The furniture manufacturing sector has a specific set of financing challenges that are not well understood by the mainstream lending market. High street banks have increasingly retreated from the sector, categorising it as higher risk and reducing facilities or declining to renew them on the same terms.
The businesses left in this position are not bad businesses. They are businesses in a sector that the major banks have become less comfortable with, for reasons that have more to do with the banks' own risk appetite than with the actual quality of the businesses they are withdrawing from.
Understanding what is available, and where to find it, is more important in this sector than in most.
The most common financing mistake we see in furniture manufacturing right now mirrors what we see across the broader SME market: businesses taking short-term, expensive loans to bridge cash flow gaps that would be better addressed through a properly structured working capital facility.
The furniture manufacturing cycle creates predictable cash flow pressure. Raw materials need to be purchased, production takes time, and payment from customers often comes long after the cost has been incurred. This gap is structural, not a sign of a failing business. And it requires a structural solution, not a repeated series of short-term fixes.
A short-term loan bridges the gap once, at a fixed cost, and then needs to be renewed or replaced. Each renewal adds cost. Over time, the accumulation of short-term facilities can create a debt burden that significantly undermines the margins of an otherwise viable business.
The right answer for most furniture manufacturers facing this pressure is a working capital facility structured around the actual trading cycle of the business, one that grows and contracts with the business rather than sitting alongside it as a fixed obligation.
Invoice finance is often the most appropriate starting point. If the business is selling to trade customers on credit terms, an invoice finance facility releases cash against the outstanding debtor book immediately rather than waiting for customers to pay. As sales grow, the facility grows. As the debtor book increases, the available funding increases with it.
For businesses that also carry significant stock, asset-based lending provides a more comprehensive solution. It combines invoice finance with lending against stock, plant, machinery, and in some cases property. The total facility reflects the full range of the business's assets, not just its receivables.
Revolving credit facilities can also play a role, particularly for businesses with more predictable cash flow cycles or where an overdraft replacement is needed. The key is matching the facility to the actual pattern of the business rather than accepting whatever is easiest to arrange.
For furniture manufacturers that have found mainstream lenders unwilling to support them, the Growth Guarantee Scheme is worth understanding.
This is a government-backed scheme that provides lenders with a guarantee against a portion of the loan, reducing their risk and enabling them to support businesses they might otherwise decline. It is available through a panel of accredited lenders, including some specialist lenders who understand manufacturing businesses well.
For businesses that have been turned down by their bank or found that facilities have been reduced, this route is worth exploring before concluding that no funding is available. A business that cannot access mainstream finance on its own merits may be able to access it through a scheme designed specifically to widen access in situations like this.
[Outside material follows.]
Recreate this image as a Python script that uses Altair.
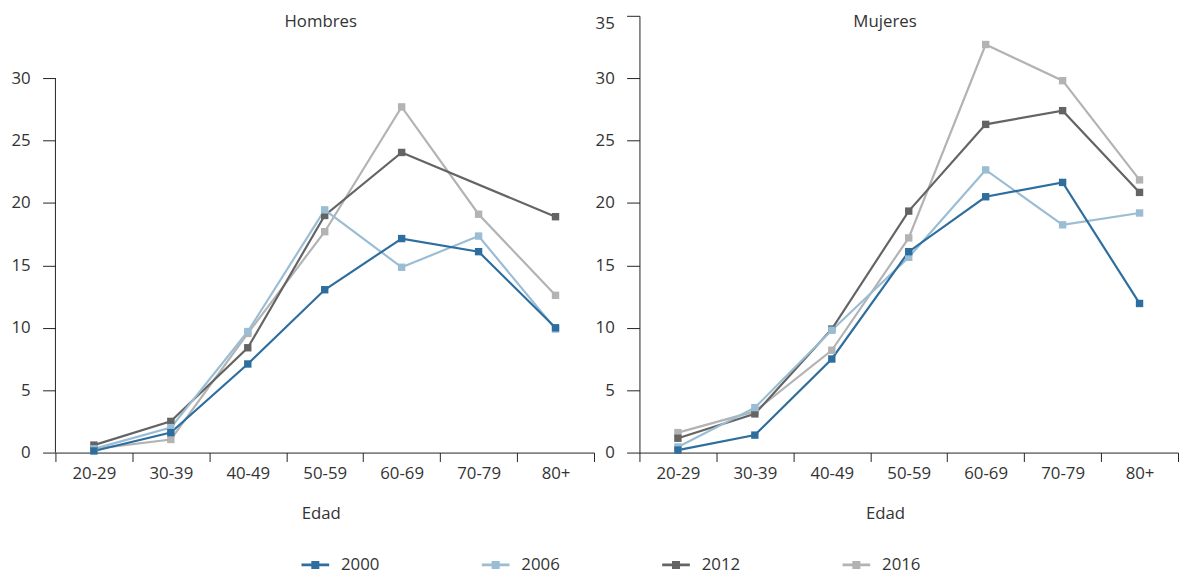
import altair as alt
import pandas as pd

ages = ["20-29", "30-39", "40-49", "50-59", "60-69", "70-79", "80+"]
years = ["2000", "2006", "2012", "2016"]
colors = ["#2E6E9E", "#9BBDD4", "#646464", "#B3B3B3"]

hombres = {
    "2000": [0.13, 1.6, 7.1, 13.05, 17.15, 16.1, 10.0],
    "2006": [0.3, 2.0, 9.7, 19.45, 14.85, 17.35, 9.9],
    "2012": [0.6, 2.5, 8.4, 19.0, 24.05, None, 18.9],
    "2016": [0.3, 1.05, 9.55, 17.7, 27.7, 19.1, 12.6],
}
mujeres = {
    "2000": [0.2, 1.4, 7.5, 16.1, 20.5, 21.65, 11.95],
    "2006": [0.45, 3.6, 9.8, 15.65, 22.65, 18.25, 19.2],
    "2012": [1.15, 3.1, 9.9, 19.35, 26.3, 27.4, 20.85],
    "2016": [1.6, 3.3, 8.2, 17.2, 32.7, 29.8, 21.85],
}

FONT = "Open Sans"
TXT = "#333333"
AX = "#222222"
W, H = 545, 442
LEGEND_SYMBOL = ("M-1,-0.1 L1,-0.1 L1,0.1 L-1,0.1 Z "
                 "M-0.29,-0.29 L0.29,-0.29 L0.29,0.29 L-0.29,0.29 Z")


def frame(series):
    rows = []
    for year in reversed(years):
        for age, v in zip(ages, series[year]):
            if v is not None:
                rows.append({"Edad": age, "Año": year, "valor": v})
    return pd.DataFrame(rows)


def panel(series, title, title_x, y_values, y_domain_line, with_legend):
    df = frame(series)
    x = alt.X(
        "Edad:N", sort=ages, bandPosition=0.5,
        scale=alt.Scale(type="band", domain=ages, paddingInner=0, paddingOuter=0),
        axis=alt.Axis(
            title="Edad", tickBand="extent", tickSize=9, tickColor=AX,
            domainColor=AX, labelPadding=12.5, labelBaseline="middle",
            labelAngle=0, labelFont=FONT, labelFontSize=17, labelColor=TXT,
            titleFont=FONT, titleFontSize=17, titleColor=TXT,
            titleFontWeight="normal", titleX=title_x, titleY=62,
            titleBaseline="middle", grid=False,
        ),
    )
    y = alt.Y(
        "valor:Q",
        scale=alt.Scale(domain=[0, 35], nice=False, zero=True),
        axis=alt.Axis(
            title=None, values=y_values, tickSize=13, tickColor=AX,
            domain=y_domain_line, domainColor=AX, labelPadding=12.5,
            labelFont=FONT, labelFontSize=17, labelColor=TXT, grid=False,
            labelBaseline={"condition": {"test": "datum.value == 35", "value": "top"},
                           "value": "middle"},
        ),
    )
    if with_legend:
        legend = alt.Legend(
            title=None, orient="none", direction="horizontal",
            legendX=249, legendY=541.7, symbolType=LEGEND_SYMBOL, symbolSize=784,
            symbolStrokeWidth=0, symbolOpacity=1, labelFont=FONT,
            labelFontSize=17, labelColor=TXT, labelOffset=12, columnPadding=103.5,
        )
    else:
        legend = None
    cscale = alt.Scale(domain=years, range=colors)
    base = alt.Chart(df)
    lines = base.mark_line(strokeWidth=2.2).encode(
        x=x, y=y, color=alt.Color("Año:N", scale=cscale, legend=legend),
    )
    pts = base.mark_point(shape="square", filled=True, size=56, opacity=1).encode(
        x=x, y=y, color=alt.Color("Año:N", scale=cscale, legend=legend),
    )
    ttl = alt.Chart(pd.DataFrame({"t": [title]})).mark_text(
        font=FONT, fontSize=17, color=TXT, align="center", baseline="middle"
    ).encode(text="t:N", x=alt.value(title_x), y=alt.value(6.3))
    layers = []
    if not y_domain_line:
        rule = alt.Chart(pd.DataFrame({"a": [0]})).mark_rule(
            color=AX, strokeWidth=1
        ).encode(x=alt.value(0), y=alt.datum(0), y2=alt.datum(30))
        layers.append(rule)
    layers += [lines, pts, ttl]
    return alt.layer(*layers).properties(width=W, height=H)


left = panel(hombres, "Hombres", 268.5, [0, 5, 10, 15, 20, 25, 30], False, True)
right = panel(mujeres, "Mujeres", 248.5, [0, 5, 10, 15, 20, 25, 30, 35], True, False)

chart = alt.hconcat(left, right, spacing=46, bounds="flush").properties(
    padding={"left": 3, "top": 1.5, "right": 0, "bottom": 0}
).configure(font=FONT).configure_view(stroke=None)

chart.save("out.html", embed_options={"renderer": "svg", "actions": False})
The retreat of high street banks from furniture manufacturing does not mean funding is unavailable. It means the right lenders are no longer the most obvious ones.
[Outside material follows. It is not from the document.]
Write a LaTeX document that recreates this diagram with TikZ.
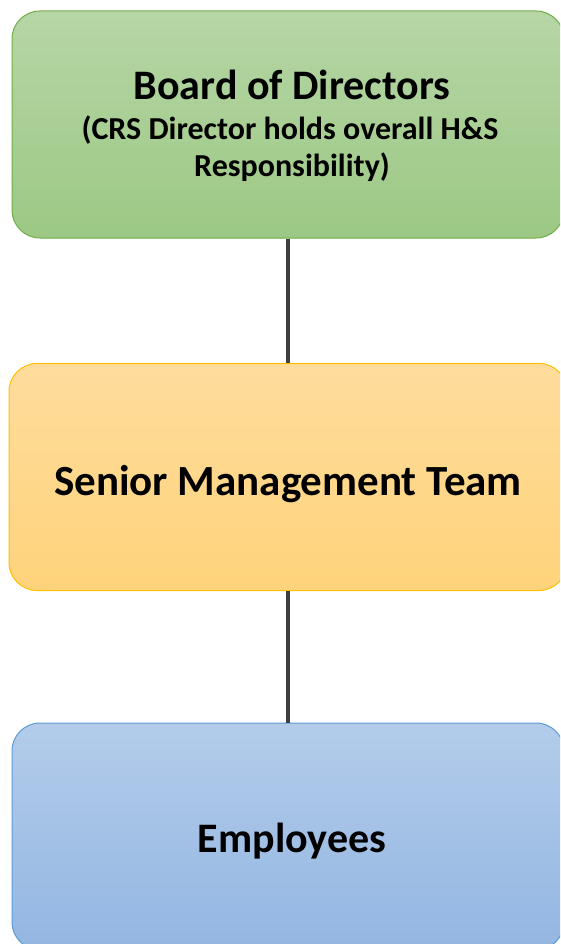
\documentclass[tikz,border=0pt]{standalone}
\usepackage{fontspec}
\setmainfont{Carlito}
\usetikzlibrary{positioning}
\definecolor{gTop}{HTML}{B6D6A6}
\definecolor{gBot}{HTML}{9CC884}
\definecolor{gLine}{HTML}{70AD47}
\definecolor{oTop}{HTML}{FEDC9C}
\definecolor{oBot}{HTML}{FFD37B}
\definecolor{oLine}{HTML}{FFC000}
\definecolor{bTop}{HTML}{B3CCEA}
\definecolor{bBot}{HTML}{93B6E2}
\definecolor{bLine}{HTML}{5B9BD5}
\definecolor{conn}{HTML}{404040}
\tikzset{
  orgbox/.style={rectangle, rounded corners=28pt, line width=1pt, minimum height=227pt, inner sep=0pt},
  titletext/.style={font=\bfseries\fontsize{42}{46}\selectfont, inner sep=0pt, anchor=base},
  subtext/.style={font=\bfseries\fontsize{32}{36}\selectfont, inner sep=0pt, anchor=base},
  link/.style={draw=conn, line width=3.5pt}
}
\begin{document}
\begin{tikzpicture}[x=1pt,y=-1pt]
\useasboundingbox (0,0) rectangle (560,944);
\fill[white] (0,0) rectangle (560,944);
\begin{scope}
\clip (0,0) rectangle (560,944);
\node[orgbox, draw=gLine, top color=gTop, bottom color=gBot, minimum width=552pt] (bod) at (288,124.5) {};
\node[orgbox, draw=oLine, top color=oTop, bottom color=oBot, minimum width=558pt] (smt) at (288,477) {};
\node[orgbox, draw=bLine, top color=bTop, bottom color=bBot, minimum width=552pt] (emp) at (288,836.5) {};
\draw[link] (bod.south) -- (smt.north);
\draw[link] (smt.south) -- (emp.north);
\node[titletext] (bodt) at (292,100) {Board of Directors};
\node[subtext] (bods1) at (290,140) {(CRS Director holds overall H\&S};
\node[subtext] (bods2) at (292,177) {Responsibility)};
\node[titletext, font=\bfseries\fontsize{43}{47}\selectfont] (smtt) at (288,495) {Senior Management Team};
\node[titletext] (empt) at (292,852) {Employees};
\end{scope}
\end{tikzpicture}
\end{document}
There are specialist lenders in the UK market who understand manufacturing businesses, who are comfortable with the sector's risk profile, and who can structure facilities that reflect how these businesses actually operate. They assess applications differently from high street banks. They place more emphasis on the business's trading history, its customer relationships, and the quality of its assets, rather than applying a standardised credit model that disadvantages businesses in sectors they are unfamiliar with.
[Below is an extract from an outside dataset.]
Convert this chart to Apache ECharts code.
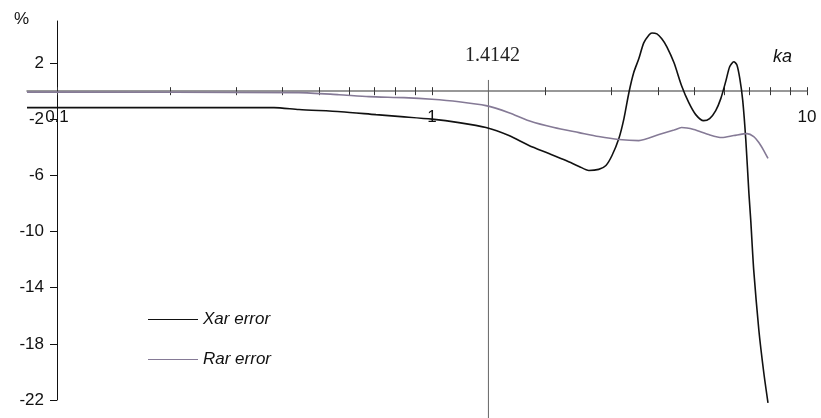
<!DOCTYPE html>
<html>
<head>
<meta charset="utf-8">
<script src="https://cdn.jsdelivr.net/npm/echarts@6/dist/echarts.min.js"></script>
<style>
  html, body { margin: 0; padding: 0; background: #fff; }
  #chart { width: 821px; height: 418px; }
</style>
</head>
<body>
<div id="chart"></div>
<script>
// Relative reactance / resistance error (%) against ka, log scale
const kaXar = [0.0832, 0.379, 0.442, 0.572, 0.709, 0.827, 1.0, 1.18, 1.393, 1.604, 1.814, 2.05, 2.277, 2.467, 2.62, 2.783, 2.91, 3.02, 3.15, 3.25, 3.35, 3.45, 3.56, 3.67, 3.79, 3.86, 3.98, 4.10, 4.23, 4.42, 4.63, 4.84, 5.05, 5.30, 5.50, 5.71, 5.89, 6.08, 6.22, 6.38, 6.50, 6.62, 6.74, 6.87, 7.00, 7.08, 7.21, 7.44, 7.67, 7.87];
const xarError = [-1.17, -1.17, -1.31, -1.46, -1.67, -1.81, -1.99, -2.24, -2.59, -3.16, -3.87, -4.44, -4.94, -5.36, -5.65, -5.57, -5.29, -4.58, -3.37, -1.95, -0.11, 1.31, 2.31, 3.44, 4.01, 4.15, 4.08, 3.73, 3.16, 2.02, 0.39, -0.82, -1.67, -2.10, -1.95, -1.38, -0.53, 0.75, 1.74, 2.10, 1.88, 0.89, -0.67, -3.52, -7.28, -9.20, -12.75, -17.01, -20.06, -22.2];

const kaRar = [0.0832, 0.442, 0.565, 0.679, 0.842, 1.0, 1.18, 1.393, 1.604, 1.814, 2.115, 2.467, 2.783, 3.15, 3.56, 4.03, 4.42, 4.63, 4.99, 5.47, 5.93, 6.38, 6.92, 7.21, 7.44, 7.67, 7.87];
const rarError = [-0.07, -0.10, -0.25, -0.39, -0.46, -0.57, -0.75, -1.03, -1.53, -2.10, -2.59, -2.95, -3.23, -3.44, -3.52, -3.09, -2.77, -2.59, -2.73, -3.09, -3.30, -3.16, -3.02, -3.23, -3.66, -4.23, -4.79];

const seriesNames = ['Xar error', 'Rar error'];
const xTickLabels = [0.1, 1, 10];
const xMinorTicks = [0.1, 0.2, 0.3, 0.4, 0.5, 0.6, 0.7, 0.8, 0.9, 1, 2, 3, 4, 5, 6, 7, 8, 9, 10];
const yTickLabels = [-22, -18, -14, -10, -6, -2, 2];
const markKa = 1.4142;
const markSpan = [0.8, -23.3];

const pairs = (xs, ys) => xs.map((x, i) => [x, ys[i]]);

const font = 'Arial, "Liberation Sans", sans-serif';
const chart = echarts.init(document.getElementById('chart'), null, { renderer: 'canvas' });

// plot box and y range; the ka axis is laid at y = 0
const plot = { left: 27, right: 14, top: 21, bottom: 18 };
const yMin = -22, yMax = 5;
const plotH = 418 - plot.top - plot.bottom;
const zeroOffset = -(yMax / (yMax - yMin)) * plotH;

const xBase = {
  type: 'log',
  logBase: 10,
  min: 0.0832,
  max: 10,
  position: 'top',
  offset: zeroOffset,
  splitLine: { show: false },
  minorTick: { show: false }
};

chart.setOption({
  animation: false,
  backgroundColor: '#fff',
  grid: Object.assign({ containLabel: false, outerBoundsMode: 'none' }, plot),
  xAxis: [
    Object.assign({}, xBase, {
      axisLine: { show: true, onZero: false, lineStyle: { color: '#777', width: 1.5 } },
      axisTick: { show: true, inside: true, length: 4, customValues: xMinorTicks, lineStyle: { color: '#333', width: 1 } },
      axisLabel: {
        show: true, inside: true, margin: 18, customValues: xTickLabels,
        color: '#111', fontFamily: font, fontSize: 17,
        formatter: v => String(Math.round(v * 10) / 10)
      }
    }),
    Object.assign({}, xBase, {
      axisLine: { show: false, onZero: false },
      axisTick: { show: true, inside: false, length: 4, customValues: xMinorTicks, lineStyle: { color: '#333', width: 1 } },
      axisLabel: { show: false }
    })
  ],
  yAxis: {
    type: 'value',
    min: yMin,
    max: yMax,
    offset: -30,
    splitLine: { show: false },
    axisLine: { show: true, onZero: false, lineStyle: { color: '#111', width: 1 } },
    axisTick: { show: true, length: 7, customValues: yTickLabels, lineStyle: { color: '#111' } },
    axisLabel: { margin: 13, customValues: yTickLabels, color: '#111', fontFamily: font, fontSize: 17 }
  },
  legend: {
    orient: 'vertical',
    left: 143,
    top: 306,
    itemWidth: 50,
    itemHeight: 10,
    itemGap: 23,
    icon: 'path://M0,5L50,5L50,6L0,6Z',
    textStyle: { fontFamily: font, fontSize: 17, fontStyle: 'italic', color: '#111', padding: [0, 0, 0, 0] },
    data: seriesNames
  },
  series: [
    {
      name: seriesNames[0],
      type: 'line',
      data: pairs(kaXar, xarError),
      showSymbol: false,
      smooth: 0.25,
      clip: false,
      color: '#111',
      lineStyle: { color: '#111', width: 1.6 }
    },
    {
      name: seriesNames[1],
      type: 'line',
      data: pairs(kaRar, rarError),
      showSymbol: false,
      smooth: 0.25,
      clip: false,
      color: '#857a96',
      lineStyle: { color: '#857a96', width: 1.6 }
    },
    {
      // vertical marker at ka = sqrt(2), labelled at its top end
      name: 'marker',
      type: 'line',
      data: [
        { value: [markKa, markSpan[0]], label: { show: true } },
        { value: [markKa, markSpan[1]] }
      ],
      showSymbol: true,
      showAllSymbol: true,
      symbol: 'circle',
      symbolSize: 0.01,
      itemStyle: { color: 'rgba(0,0,0,0)' },
      clip: false,
      silent: true,
      z: 1,
      lineStyle: { color: '#666', width: 1 },
      label: {
        show: false,
        position: 'top',
        distance: 14,
        offset: [4, 0],
        formatter: String(markKa),
        fontFamily: '"Liberation Serif", "Times New Roman", serif',
        fontSize: 20,
        color: '#222'
      }
    }
  ],
  graphic: [
    { type: 'text', left: 14, top: 11, style: { text: '%', font: '17px Arial, "Liberation Sans", sans-serif', fill: '#111' } },
    { type: 'text', left: 773, top: 48, style: { text: 'ka', font: 'italic 18px Arial, "Liberation Sans", sans-serif', fill: '#111' } }
  ]
});
</script>
</body>
</html>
Working with a broker who has access to these lenders, and who understands which of them are the right fit for a specific business and situation, is often the difference between a business finding a workable solution and concluding that no solution exists.
The businesses that navigate the current market most successfully in this sector are those that address financing proactively rather than reactively. Waiting until a facility is being withdrawn or a cash flow crisis is imminent significantly narrows the options available and increases the cost of whatever solution is found.
If your business is in furniture manufacturing and your current banking relationship has become less supportive, it is worth reviewing your options now rather than when the pressure becomes acute.